Quelle suite donner à son traitement ?
À cette incertitude concernant la composition réelle des flacons s’ajoutent les interrogations sur la conduite à tenir pour la suite du traitement. Et cela concerne tous les patients en cours de désensibilisation, car la reprise de la fabrication par Stallergenes n’est pas pour tout de suite. Sachant que le succès d’une désensibilisation tient à la régularité des prises sur deux à cinq ans, l’interruption brutale ne ruine-t-elle pas l’ensemble de la thérapie, et tous les efforts des patients pour la mener à bien ? Tout dépend en réalité de son avancée. Les allergologues ne semblent pas inquiets. Un changement de fournisseur, sous surveillance médicale, est également envisageable, puisqu’un autre laboratoire, ALK, fabrique ce type de produit. Mais il a d’ores et déjà annoncé qu’il n’était pas en mesure d’absorber une forte hausse de la demande.
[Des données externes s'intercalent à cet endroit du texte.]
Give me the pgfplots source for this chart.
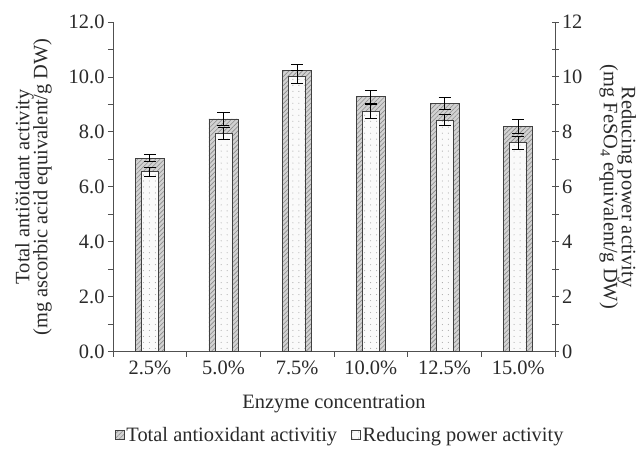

Le mieux est encore de prendre rendez-vous avec le spécialiste qui a initié et qui suit la désensibilisation. Sachez cependant que la panique a fait exploser le standard des cabinets d’allergologie : obtenir un rendez-vous dans des délais acceptables relève de l’exploit.
Qu’est-ce qu’une désensibilisation ?
La désensibilisation est une approche thérapeutique qui s’apparente à la vaccination. Il s’agit d’amener un organisme allergique à accepter petit à petit l’élément qui provoque la réaction disproportionnée qui peut se traduire par de l’eczéma, un rhume des foins, une conjonctivite ou de l’asthme. Le patient prend donc des « doses » croissantes d’allergènes, afin d’aboutir à une tolérance. L’efficacité de la désensibilisation n’est pas garantie, mais les chances de succès sont meilleures si l’accoutumance à un seul allergène, celui qui est le plus incommodant, est recherchée. La thérapie étant strictement individuelle, les allergènes sont préparés sur mesure par le fabricant sur prescription de l’allergologue, et envoyés directement au patient par La Poste. Il n’y a pas de délivrance en pharmacie.